> REQUIRED TASK: Identify each line holding the string "this" and copy it.

── ITEMS ──

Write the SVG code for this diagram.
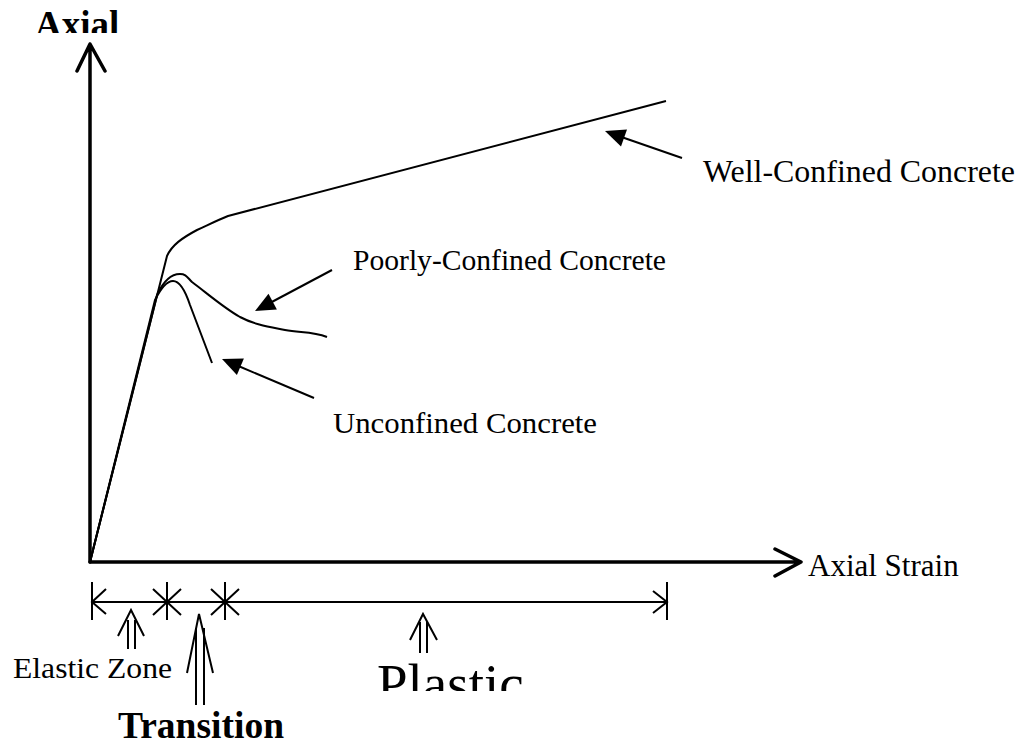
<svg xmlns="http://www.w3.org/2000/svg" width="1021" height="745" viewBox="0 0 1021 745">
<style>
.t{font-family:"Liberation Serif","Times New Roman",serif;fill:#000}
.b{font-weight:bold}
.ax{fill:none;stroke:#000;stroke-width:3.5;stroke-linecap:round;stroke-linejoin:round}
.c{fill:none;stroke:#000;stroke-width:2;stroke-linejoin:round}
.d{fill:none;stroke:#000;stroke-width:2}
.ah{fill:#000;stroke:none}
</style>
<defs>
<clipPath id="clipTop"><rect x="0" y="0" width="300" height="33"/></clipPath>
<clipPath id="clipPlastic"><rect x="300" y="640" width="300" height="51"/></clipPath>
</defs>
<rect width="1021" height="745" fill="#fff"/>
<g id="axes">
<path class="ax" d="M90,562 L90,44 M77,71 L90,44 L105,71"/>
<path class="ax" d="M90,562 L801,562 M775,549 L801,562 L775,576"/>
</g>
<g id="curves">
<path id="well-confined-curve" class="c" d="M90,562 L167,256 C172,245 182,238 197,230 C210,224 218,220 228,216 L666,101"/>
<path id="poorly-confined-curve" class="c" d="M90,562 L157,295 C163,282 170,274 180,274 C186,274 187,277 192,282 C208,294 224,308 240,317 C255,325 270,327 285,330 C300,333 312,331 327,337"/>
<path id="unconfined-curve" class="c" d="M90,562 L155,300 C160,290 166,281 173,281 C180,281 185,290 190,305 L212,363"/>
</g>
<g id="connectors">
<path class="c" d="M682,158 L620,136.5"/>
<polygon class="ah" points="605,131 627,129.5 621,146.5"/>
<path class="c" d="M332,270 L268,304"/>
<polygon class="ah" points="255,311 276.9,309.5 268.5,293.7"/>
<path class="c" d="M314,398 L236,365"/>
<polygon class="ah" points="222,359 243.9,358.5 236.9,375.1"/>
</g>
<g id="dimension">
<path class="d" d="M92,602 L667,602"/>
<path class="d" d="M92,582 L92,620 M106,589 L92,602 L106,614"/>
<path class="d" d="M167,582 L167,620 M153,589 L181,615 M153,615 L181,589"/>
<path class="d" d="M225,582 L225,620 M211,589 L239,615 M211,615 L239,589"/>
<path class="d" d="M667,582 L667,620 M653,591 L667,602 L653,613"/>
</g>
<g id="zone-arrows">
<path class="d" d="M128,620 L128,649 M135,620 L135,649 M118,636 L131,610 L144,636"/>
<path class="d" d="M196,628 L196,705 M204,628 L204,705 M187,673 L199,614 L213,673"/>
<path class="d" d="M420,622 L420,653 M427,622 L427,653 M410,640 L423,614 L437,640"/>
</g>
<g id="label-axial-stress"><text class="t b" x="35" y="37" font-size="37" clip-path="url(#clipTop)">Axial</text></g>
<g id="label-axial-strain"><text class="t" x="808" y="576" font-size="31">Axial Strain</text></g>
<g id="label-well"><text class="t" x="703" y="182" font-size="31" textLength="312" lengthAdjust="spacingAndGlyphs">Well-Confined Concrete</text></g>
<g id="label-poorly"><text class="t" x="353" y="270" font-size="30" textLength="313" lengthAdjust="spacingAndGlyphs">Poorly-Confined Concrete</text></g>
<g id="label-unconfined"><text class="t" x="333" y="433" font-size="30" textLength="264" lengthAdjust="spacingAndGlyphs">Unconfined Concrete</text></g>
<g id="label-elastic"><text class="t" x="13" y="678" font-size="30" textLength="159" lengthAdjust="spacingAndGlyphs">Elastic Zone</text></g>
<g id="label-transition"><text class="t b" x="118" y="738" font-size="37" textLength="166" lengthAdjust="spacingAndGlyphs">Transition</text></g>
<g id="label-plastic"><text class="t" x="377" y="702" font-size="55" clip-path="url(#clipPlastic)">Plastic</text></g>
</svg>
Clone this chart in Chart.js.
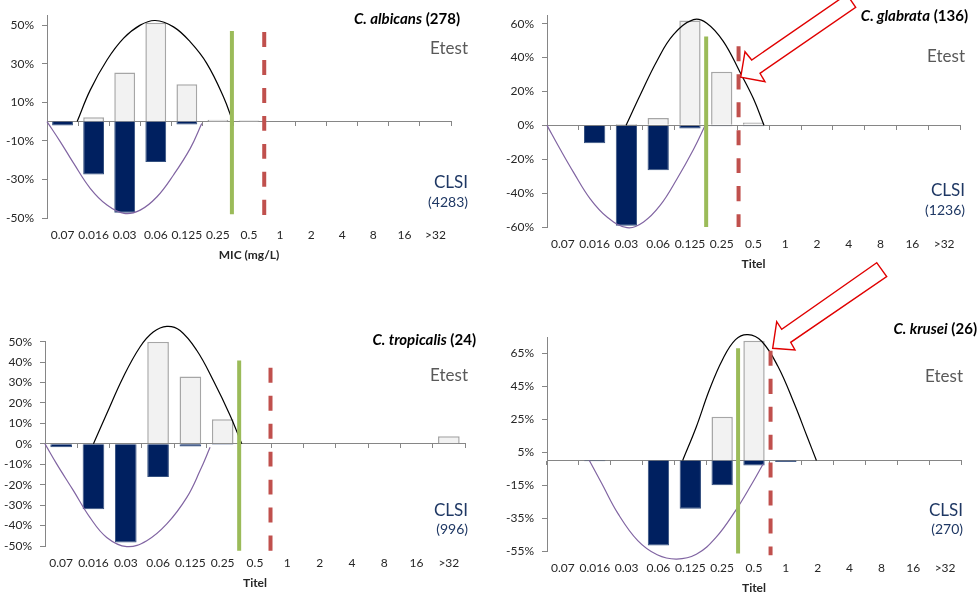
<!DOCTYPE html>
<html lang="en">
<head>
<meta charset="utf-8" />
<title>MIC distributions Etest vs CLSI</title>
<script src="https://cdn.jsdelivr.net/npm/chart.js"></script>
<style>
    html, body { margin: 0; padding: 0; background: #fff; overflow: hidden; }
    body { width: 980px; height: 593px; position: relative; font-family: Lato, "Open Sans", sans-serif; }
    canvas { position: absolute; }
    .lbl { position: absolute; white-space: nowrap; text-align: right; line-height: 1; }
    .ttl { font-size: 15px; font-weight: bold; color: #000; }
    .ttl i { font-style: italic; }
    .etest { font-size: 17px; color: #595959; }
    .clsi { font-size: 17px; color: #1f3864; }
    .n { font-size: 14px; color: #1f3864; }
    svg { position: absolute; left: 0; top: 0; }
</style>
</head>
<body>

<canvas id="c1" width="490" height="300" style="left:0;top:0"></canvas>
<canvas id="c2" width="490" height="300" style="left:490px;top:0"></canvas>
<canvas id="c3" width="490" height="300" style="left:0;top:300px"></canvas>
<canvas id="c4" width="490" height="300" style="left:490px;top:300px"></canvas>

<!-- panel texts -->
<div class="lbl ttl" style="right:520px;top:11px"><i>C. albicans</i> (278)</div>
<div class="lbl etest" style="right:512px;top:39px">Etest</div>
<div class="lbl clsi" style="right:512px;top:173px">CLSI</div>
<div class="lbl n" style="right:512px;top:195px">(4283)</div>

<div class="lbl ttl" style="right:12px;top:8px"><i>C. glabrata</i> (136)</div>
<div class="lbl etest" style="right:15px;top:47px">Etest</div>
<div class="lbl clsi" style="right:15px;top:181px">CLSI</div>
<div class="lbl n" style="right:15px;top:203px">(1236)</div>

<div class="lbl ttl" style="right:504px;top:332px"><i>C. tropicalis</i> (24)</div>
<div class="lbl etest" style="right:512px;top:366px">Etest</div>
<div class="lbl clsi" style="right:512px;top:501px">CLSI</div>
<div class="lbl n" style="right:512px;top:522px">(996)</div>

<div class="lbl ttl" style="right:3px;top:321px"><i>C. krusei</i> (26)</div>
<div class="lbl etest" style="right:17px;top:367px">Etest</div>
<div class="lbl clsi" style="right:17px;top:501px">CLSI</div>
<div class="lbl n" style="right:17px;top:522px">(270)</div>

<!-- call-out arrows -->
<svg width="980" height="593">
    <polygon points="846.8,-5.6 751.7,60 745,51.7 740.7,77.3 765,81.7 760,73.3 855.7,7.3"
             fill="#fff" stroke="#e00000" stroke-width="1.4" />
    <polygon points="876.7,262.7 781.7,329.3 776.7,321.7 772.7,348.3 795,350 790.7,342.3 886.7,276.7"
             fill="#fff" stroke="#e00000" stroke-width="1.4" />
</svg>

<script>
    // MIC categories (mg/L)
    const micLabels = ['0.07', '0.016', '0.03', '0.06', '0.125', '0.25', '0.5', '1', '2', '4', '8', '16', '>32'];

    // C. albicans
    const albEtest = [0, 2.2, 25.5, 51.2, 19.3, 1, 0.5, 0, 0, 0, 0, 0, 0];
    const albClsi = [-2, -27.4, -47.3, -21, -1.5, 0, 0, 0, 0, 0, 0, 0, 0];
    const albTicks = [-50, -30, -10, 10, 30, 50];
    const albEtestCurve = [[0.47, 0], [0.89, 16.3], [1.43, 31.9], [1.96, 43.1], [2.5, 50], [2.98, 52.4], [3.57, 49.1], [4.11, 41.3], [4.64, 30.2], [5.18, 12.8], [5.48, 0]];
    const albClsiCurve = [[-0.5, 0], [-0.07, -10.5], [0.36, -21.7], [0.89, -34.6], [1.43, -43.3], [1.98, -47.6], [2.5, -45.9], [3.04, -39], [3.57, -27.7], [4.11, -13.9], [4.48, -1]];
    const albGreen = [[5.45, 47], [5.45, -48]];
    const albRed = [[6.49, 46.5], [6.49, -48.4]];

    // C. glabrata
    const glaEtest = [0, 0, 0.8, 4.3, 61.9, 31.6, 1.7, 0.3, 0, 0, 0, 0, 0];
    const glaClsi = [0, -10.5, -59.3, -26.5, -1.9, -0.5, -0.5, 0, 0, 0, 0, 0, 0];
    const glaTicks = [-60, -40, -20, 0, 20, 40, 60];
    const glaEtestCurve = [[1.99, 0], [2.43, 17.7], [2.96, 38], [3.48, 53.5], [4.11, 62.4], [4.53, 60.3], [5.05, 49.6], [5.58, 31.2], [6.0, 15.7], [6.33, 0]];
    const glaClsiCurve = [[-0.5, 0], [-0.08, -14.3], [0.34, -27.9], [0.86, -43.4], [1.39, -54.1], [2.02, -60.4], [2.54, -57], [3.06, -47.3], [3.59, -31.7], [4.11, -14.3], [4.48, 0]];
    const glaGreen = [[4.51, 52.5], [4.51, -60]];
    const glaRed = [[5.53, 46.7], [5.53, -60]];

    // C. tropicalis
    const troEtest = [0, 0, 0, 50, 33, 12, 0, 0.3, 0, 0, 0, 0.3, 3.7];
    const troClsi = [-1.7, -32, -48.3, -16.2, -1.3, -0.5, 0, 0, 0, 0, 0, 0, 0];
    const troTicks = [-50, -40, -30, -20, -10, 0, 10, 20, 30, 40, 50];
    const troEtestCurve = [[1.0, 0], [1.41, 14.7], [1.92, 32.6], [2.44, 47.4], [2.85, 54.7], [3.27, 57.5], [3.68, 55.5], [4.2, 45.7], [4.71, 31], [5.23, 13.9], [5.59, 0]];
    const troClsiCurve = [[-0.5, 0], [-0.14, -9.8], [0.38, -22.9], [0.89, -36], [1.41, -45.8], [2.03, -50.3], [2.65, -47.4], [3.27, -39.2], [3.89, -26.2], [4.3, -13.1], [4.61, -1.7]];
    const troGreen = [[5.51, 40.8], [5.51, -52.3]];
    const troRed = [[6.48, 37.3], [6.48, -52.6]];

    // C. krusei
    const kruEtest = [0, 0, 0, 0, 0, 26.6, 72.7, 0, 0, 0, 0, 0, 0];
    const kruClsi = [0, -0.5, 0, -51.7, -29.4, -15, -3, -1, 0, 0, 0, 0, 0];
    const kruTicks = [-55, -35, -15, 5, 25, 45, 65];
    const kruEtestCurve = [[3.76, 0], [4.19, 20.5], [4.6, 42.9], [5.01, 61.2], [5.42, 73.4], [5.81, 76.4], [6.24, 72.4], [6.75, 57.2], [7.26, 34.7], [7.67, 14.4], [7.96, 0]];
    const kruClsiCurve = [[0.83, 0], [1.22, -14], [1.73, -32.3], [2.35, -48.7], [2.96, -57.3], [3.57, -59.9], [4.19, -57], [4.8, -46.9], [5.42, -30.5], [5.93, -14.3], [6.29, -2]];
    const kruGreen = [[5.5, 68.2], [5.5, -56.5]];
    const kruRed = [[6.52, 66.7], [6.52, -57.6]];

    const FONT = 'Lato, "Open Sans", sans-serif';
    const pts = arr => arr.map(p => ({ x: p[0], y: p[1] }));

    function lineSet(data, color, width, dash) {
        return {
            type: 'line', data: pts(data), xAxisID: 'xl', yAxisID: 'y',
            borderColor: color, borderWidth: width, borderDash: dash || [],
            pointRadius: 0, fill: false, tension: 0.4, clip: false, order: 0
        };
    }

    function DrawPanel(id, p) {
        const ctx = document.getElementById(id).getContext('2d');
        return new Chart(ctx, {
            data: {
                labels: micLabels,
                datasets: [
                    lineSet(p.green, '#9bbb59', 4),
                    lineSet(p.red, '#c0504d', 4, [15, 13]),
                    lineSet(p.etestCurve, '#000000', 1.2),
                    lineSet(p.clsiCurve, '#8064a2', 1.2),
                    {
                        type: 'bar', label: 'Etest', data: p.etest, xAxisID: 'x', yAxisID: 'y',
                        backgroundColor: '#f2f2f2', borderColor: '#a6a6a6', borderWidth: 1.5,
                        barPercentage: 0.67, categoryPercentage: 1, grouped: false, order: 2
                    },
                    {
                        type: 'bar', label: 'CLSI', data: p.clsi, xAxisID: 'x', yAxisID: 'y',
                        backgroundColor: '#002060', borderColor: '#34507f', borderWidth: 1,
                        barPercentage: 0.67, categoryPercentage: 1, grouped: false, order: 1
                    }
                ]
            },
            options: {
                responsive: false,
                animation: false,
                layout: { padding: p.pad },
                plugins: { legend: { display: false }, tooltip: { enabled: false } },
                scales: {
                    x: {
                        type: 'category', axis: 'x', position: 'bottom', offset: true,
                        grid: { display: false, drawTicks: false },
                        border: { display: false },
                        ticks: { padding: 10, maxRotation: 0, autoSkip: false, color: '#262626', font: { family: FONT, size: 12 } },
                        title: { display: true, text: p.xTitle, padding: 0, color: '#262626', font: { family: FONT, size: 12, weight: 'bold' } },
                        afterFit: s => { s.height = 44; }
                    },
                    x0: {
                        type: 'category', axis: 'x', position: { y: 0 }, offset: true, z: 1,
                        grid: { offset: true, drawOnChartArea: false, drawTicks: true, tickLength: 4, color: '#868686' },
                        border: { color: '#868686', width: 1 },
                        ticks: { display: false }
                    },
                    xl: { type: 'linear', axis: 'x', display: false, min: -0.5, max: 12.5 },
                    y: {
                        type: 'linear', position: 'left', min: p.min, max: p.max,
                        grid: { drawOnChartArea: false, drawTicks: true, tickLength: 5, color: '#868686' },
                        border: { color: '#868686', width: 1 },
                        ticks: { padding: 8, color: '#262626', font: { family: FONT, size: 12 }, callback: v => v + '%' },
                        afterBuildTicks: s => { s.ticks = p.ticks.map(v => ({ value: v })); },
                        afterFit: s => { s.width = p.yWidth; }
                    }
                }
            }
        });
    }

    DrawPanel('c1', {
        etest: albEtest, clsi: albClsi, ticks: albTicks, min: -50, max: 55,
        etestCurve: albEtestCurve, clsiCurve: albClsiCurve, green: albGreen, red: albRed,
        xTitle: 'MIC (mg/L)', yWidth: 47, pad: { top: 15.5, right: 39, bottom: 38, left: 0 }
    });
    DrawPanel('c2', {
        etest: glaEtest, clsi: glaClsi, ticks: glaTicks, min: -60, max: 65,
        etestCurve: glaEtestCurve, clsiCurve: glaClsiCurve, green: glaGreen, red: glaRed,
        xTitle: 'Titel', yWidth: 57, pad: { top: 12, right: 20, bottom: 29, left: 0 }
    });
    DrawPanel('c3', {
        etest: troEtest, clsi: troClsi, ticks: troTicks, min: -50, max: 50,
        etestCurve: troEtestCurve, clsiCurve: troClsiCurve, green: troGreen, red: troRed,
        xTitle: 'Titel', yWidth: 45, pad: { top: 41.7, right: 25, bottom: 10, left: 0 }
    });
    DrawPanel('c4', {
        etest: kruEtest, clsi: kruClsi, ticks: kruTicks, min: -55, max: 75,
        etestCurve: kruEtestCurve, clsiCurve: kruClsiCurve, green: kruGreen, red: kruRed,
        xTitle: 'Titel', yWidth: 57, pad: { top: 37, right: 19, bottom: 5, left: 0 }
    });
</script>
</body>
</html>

───

> FINISHED TASK:
Write the SVG code for this diagram.
Clone this chart in Chart.js.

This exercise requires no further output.